External Faculty Fellowships

With generous funding from the Lynette S. Autrey Endowment and the National Endowment for the Humanities, the Humanities Research Center hosts up to four visiting professors for one semester each academic year. The fellows teach a course affiliated with a humanities department and take part in the intellectual life of the Center. The HRC sponsors special symposia or conferences centered on their research. These programs give Rice faculty and students significant exposure to eminent scholars from around the world.  
In 2013-14, the HRC will restructure the External Faculty Fellowship program, allowing faculty to come to Rice for semester- or year-long terms. Along with the change in length in term, the program will also be renamed the Autrey Visiting Scholar program. 


2012-2013 Fellows


Simon Keller, Associate Professor of Philosophy, Victoria University of Wellington (Fall 2012)
Understanding Disagreement about Climate Change: Skepticism, Ideology, and Experts


The disagreement about climate science is a stark feature of political debate and an obstacle to meaningful action on climate change. To understand why people of different political views disagree about climate change, Keller argues that we must understand our relationship with experts and how ideological commitments can rationally influence decisions about which experts to trust. His project specifically examines the disagreement about climate change as a manifestation of rational attitudes to expertise. He examines the types of arguments offered, the sources of argumentation, and the channels through which a concerned non-expert should decide which sources to trust.

 
 
 May
John J. May, Assistant Professor Architecture, Landscape, and Design, University of Toronto (Fall 2012)
Spectral Visions: The Birth of the Energetic of Environment

 
May’s project focuses on the historical relationship between Postwar scientific instruments and the changing composition of the concept of environment. Examining imaging as a form of environmental representation, he argues that our understanding of the environment is fundamentally inseparable from the emergence of imaging. His project aims to produce a technical and conceptual genealogy of the environmental image, a theory of representation commensurate with questions and problems being posed around the concept of environment, which are today reshaping both the humanities and design practice. In so doing, this research shows how imaging has reorganized and restructured the entire scientific-bureaucratic apparatus that today takes ‘the environment’ as its object of concern.

 

Jaskot
Paul B. Jaskot, Professor of Art and Architecture, DePaul University (Spring 2013)
Cultural Fantasies, Ideological Goals, Political Economic Realities in the Built Environment of Auschwitz

This project examines the archive of Auschwitz’s architectural office, one of the largest collections of evidence of a single building office’s activity during the Nazi regime. Using art historical tools to analyze the construction of this politically charged institutional environment, Jaskot explores the intersection of the cultural priorities of the SS, the organization of forced labor for construction, as well as the intertwines goals of racist genocide and imperialist expansion. The SS designed and planned hundred of vernacular structures for the camp that changed dynamically in form and function with war conditions. He argues that the SS building at Auschwitz became a deadly intersection of delusional planning, pragmatic realities, and destructive capacities.


 

Autrey Visiting Scholar Award Information

The Humanities Research Center grants external faculty fellowships for one semester or a full academic year. Autrey Visiting Scholars will receive a stipend of up to $60,000, depending on the length of the fellowship, as well as funds for relocation and research.

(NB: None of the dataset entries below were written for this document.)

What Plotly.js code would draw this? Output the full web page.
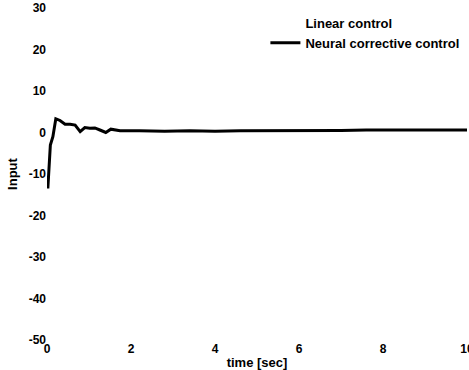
<!DOCTYPE html>
<html>
<head>
<meta charset="utf-8">
<script src="https://cdn.plot.ly/plotly-3.0.1.min.js"></script>
<style>html,body{margin:0;padding:0;background:#fff;}#chart{width:469px;height:370px;}</style>
</head>
<body>
<div id="chart"></div>
<script>
const time = [0.02, 0.05, 0.08, 0.14, 0.21, 0.31, 0.43, 0.55, 0.67, 0.79, 0.90, 1.02, 1.14, 1.26, 1.40, 1.52, 1.74, 2.2, 2.8, 3.4, 4.0, 4.6, 5.2, 5.8, 6.4, 7.0, 7.6, 8.2, 8.8, 9.4, 10.0];
const neuralInput = [-13.5, -8.5, -3, -1, 3.3, 2.9, 2.0, 2.0, 1.8, 0.2, 1.2, 1.0, 1.1, 0.6, 0.0, 0.8, 0.4, 0.4, 0.3, 0.4, 0.3, 0.4, 0.4, 0.4, 0.5, 0.5, 0.6, 0.6, 0.7, 0.7, 0.6];
const linearTime = [null];
const linearInput = [null];
const xTicks = [0, 2, 4, 6, 8, 10];
const yTicks = [-50, -40, -30, -20, -10, 0, 10, 20, 30];

const base = 'Arial, "Liberation Sans", sans-serif';
const tickF = {family: base, size: 12, color: '#000', weight: 'bold'};
const textF = {family: base, size: 13, color: '#000', weight: 'bold'};

const traces = [
  {x: linearTime, y: linearInput, type: 'scatter', mode: 'lines', name: 'Linear control',
   line: {color: 'rgba(0,0,0,0)', width: 3}},
  {x: time, y: neuralInput, type: 'scatter', mode: 'lines', name: 'Neural corrective control',
   line: {color: '#000', width: 3}}
];

const layout = {
  width: 469, height: 370,
  margin: {l: 47, r: 2, t: 8, b: 30},
  paper_bgcolor: '#fff', plot_bgcolor: '#fff',
  font: textF,
  showlegend: true,
  legend: {x: 0.52, y: 1.0, xanchor: 'left', yanchor: 'top', bgcolor: 'rgba(0,0,0,0)', font: textF, tracegroupgap: 0},
  xaxis: {range: [0, 10], tickvals: xTicks, ticktext: xTicks.map(String), showgrid: false, zeroline: false,
          showline: false, ticks: '', tickfont: tickF, ticklabeloverflow: 'allow',
          title: {text: 'time [sec]', font: textF, standoff: 2}},
  yaxis: {range: [-50, 30], tickvals: yTicks, ticktext: yTicks.map(String), showgrid: false, zeroline: false,
          showline: false, ticks: '', tickfont: tickF,
          title: {text: 'Input', font: textF, standoff: 8}}
};

Plotly.newPlot('chart', traces, layout, {displayModeBar: false, staticPlot: true});
</script>
</body>
</html>
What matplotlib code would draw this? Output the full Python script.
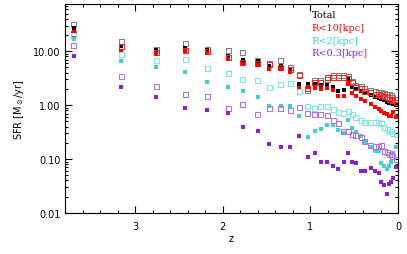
import numpy as np
import matplotlib
matplotlib.use("Agg")
import matplotlib.pyplot as plt
from matplotlib.ticker import FixedLocator, MultipleLocator, LogLocator, NullFormatter

# redshift sampling (shared by all series)
z = [3.70, 3.16, 2.76, 2.43, 2.18, 1.94, 1.77, 1.60, 1.47, 1.34, 1.23, 1.13,
     1.03, 0.95, 0.88, 0.81, 0.74, 0.68, 0.62, 0.57, 0.52, 0.48, 0.42, 0.38,
     0.31, 0.26, 0.22, 0.19, 0.16, 0.125, 0.10, 0.08, 0.06, 0.02]

# Total
total_fill = [27, 12.4, 10.4, 11.4, 10.5, 8.1, 6.8, 6.5, 5.3, 5.3, 4.4, 2.5,
              2.5, 2.5, 2.4, 2.4, 2.2, 1.8, 1.9, 3.0, 2.2, 2.0, 1.8, 1.7,
              1.53, 1.4, 1.35, 1.3, 1.24, 1.14, 1.12, 1.09, 1.05, 1.0]
total_open = [31.6, 15.4, 10.8, 14, 11, 10.4, 9.6, 6.8, 6.0, 6.8, 5.0, 3.7,
              1.9, 2.9, 2.9, 3.0, 3.6, 3.6, 3.5, 3.4, 2.8, 2.3, 2.2, 2.0,
              1.9, 1.8, 1.75, 1.7, 1.65, 1.6, 1.55, 1.5, 1.4, 1.3]

# R < 10 kpc
r10_fill = [23, 10, 8.8, 10, 9.2, 7.1, 5.7, 5.5, 4.6, 4.6, 4.1, 2.1,
            2.2, 2.1, 2.0, 2.1, 1.9, 1.5, 1.5, 2.5, 1.7, 1.5, 1.3, 1.2,
            1.05, 0.92, 0.85, 0.77, 0.72, 0.68, 0.63, 0.63, 0.74, 0.6]
r10_open = [21, 12, 9.5, 10.5, 10, 7.8, 6.2, 6.0, 5.7, 5.0, 4.6, 3.6,
            2.0, 2.6, 2.6, 3.2, 3.3, 3.3, 3.2, 3.1, 2.6, 2.1, 2.0, 1.8,
            1.7, 1.6, 1.55, 1.5, 1.45, 1.4, 1.3, 1.25, 1.2, 1.1]

# R < 2 kpc
r2_fill = [16.6, 6.5, 5.1, 4.1, 2.7, 2.2, 1.8, 1.4, 0.96, 0.96, 0.96, 0.63,
           0.26, 0.33, 0.36, 0.43, 0.43, 0.34, 0.31, 0.53, 0.37, 0.32, 0.27, 0.21,
           0.17, 0.14, 0.14, 0.085, 0.074, 0.065, 0.074, 0.088, 0.13, 0.17]
r2_open = [20, 8.8, 6.8, 7.0, 4.8, 3.9, 3.0, 2.9, 2.1, 2.4, 2.5, 1.8,
           0.96, 0.88, 0.96, 0.96, 0.84, 0.74, 0.71, 0.75, 0.68, 0.6, 0.53, 0.48,
           0.47, 0.48, 0.47, 0.45, 0.39, 0.36, 0.33, 0.32, 0.30, 0.29]

# R < 0.3 kpc
r03_fill = [8.0, 2.2, 1.4, 0.88, 0.81, 0.71, 0.39, 0.33, 0.19, 0.17, 0.17, 0.27,
            0.11, 0.13, 0.088, 0.088, 0.074, 0.065, 0.088, 0.13, 0.088, 0.085, 0.06, 0.06,
            0.068, 0.06, 0.055, 0.037, 0.033, 0.022, 0.035, 0.037, 0.045, 0.07]
r03_open = [12.9, 3.4, 2.2, 1.6, 1.47, 0.88, 1.04, 0.68, 0.88, 0.88, 0.78, 0.92,
            0.71, 0.68, 0.68, 0.63, 0.53, 0.45, 0.32, 0.32, 0.29, 0.27, 0.25, 0.21,
            0.18, 0.17, 0.17, 0.18, 0.14, 0.13, 0.12, 0.12, 0.11, 0.10]

labels = ['Total', 'R<10[kpc]', 'R<2[kpc]', 'R<0.3[kpc]']
colors = ['black', 'red', '#40d0d0', '#8a1fd6']
open_colors = ['#808080', '#ff2020', '#80e4e4', '#b070e8']

fig = plt.figure(figsize=(4.07, 2.55), dpi=100)
ax = fig.add_axes([0.16, 0.161, 0.818, 0.819])

series = [(total_open, total_fill), (r10_open, r10_fill),
          (r2_open, r2_fill), (r03_open, r03_fill)]
for i, (op, fi) in enumerate(series):
    ax.scatter(z, op, marker='s', s=13, facecolors='none',
               edgecolors=open_colors[i], linewidths=0.75, zorder=2 + 2 * i)
    ax.scatter(z, fi, marker='s', s=9, color=colors[i], linewidths=0,
               zorder=3 + 2 * i)

ax.set_yscale('log')
ax.set_xlim(3.8, 0)
ax.set_ylim(0.01, 75)

ax.yaxis.set_major_locator(FixedLocator([0.01, 0.1, 1, 10]))
ax.set_yticklabels(['0.01', '0.10', '1.00', '10.00'])
ax.yaxis.set_minor_locator(LogLocator(base=10, subs=np.arange(2, 10)))
ax.yaxis.set_minor_formatter(NullFormatter())
ax.xaxis.set_major_locator(FixedLocator([3, 2, 1, 0]))
ax.xaxis.set_minor_locator(MultipleLocator(0.2))

ax.tick_params(which='both', direction='in', top=True, right=True,
               labelsize=7, width=0.8)
ax.tick_params(which='major', length=5)
ax.tick_params(which='minor', length=2.5)
ax.tick_params(axis='x', pad=6)
for sp in ax.spines.values():
    sp.set_linewidth(0.8)

ax.set_xlabel('z', fontsize=7, labelpad=1)
ax.set_ylabel(r'SFR [M$_\odot$/yr]', fontsize=7, labelpad=5)

for i, lab in enumerate(labels):
    ax.text(0.74, 0.952 - i * 0.062, lab, color=colors[i], fontsize=7,
            family='DejaVu Serif', transform=ax.transAxes, va='center')

fig.savefig('out.png', dpi=100)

In 2012-13, the HRC restructured the External Faculty Fellowship program to allow faculty to come to Rice for semester or yearlong terms. Along with the change in length in term, the program will also be renamed the Autrey Visiting Scholar program.

General Requirements:

  • Teach one course affiliated with a humanities department
  • Be in residence at Rice throughout the length of the appointment
  • Participate in the intellectual life of the HRC by attending and presenting their research at a brown bag series with other center affiliates
  • Scholars also have the option of organizing or participating in a conference during the academic year

Eligibility:

  • Fellowships are awarded to support research projects in the humanities. This includes, but is not limited to history, philosophy, languages, literature, linguistics, religious studies, art history and the arts. Proposals employing humanistic approaches are welcome from anthropology and other social sciences, natural sciences, music, architecture, engineering, and other fields.
  • Both junior and senior scholars with tenured or tenure-track appointments at colleges and universities other than Rice are eligible to apply. Applicants must be at least three years beyond receipt of the PhD or terminal degree for their field at the beginning of the fellowship term.
  • In the event that a proposal is not funded, the candidate is welcome to resubmit an updated proposal in any subsequent year.
  • Rice University is an Affirmative Action/Equal Opportunity employer. Scholars who are members of traditionally under-represented groups are encouraged to apply.
  • There is no citizenship requirement or restriction for this fellowship. Non-U.S. nationals are welcome to apply.
  • Employment eligibility verifications are requested upon hire.
  • This fellowship position at Rice does not provide medical or other benefits.

The call for applications will be posted mid-August and outlines all of the required materials. Applications are due at the end of October and decisions are announced in late December.

Applications will be evaluated by an interdisciplinary committee, which considers the scholarly promise of the research project and its potential contribution to the intellectual community of Rice.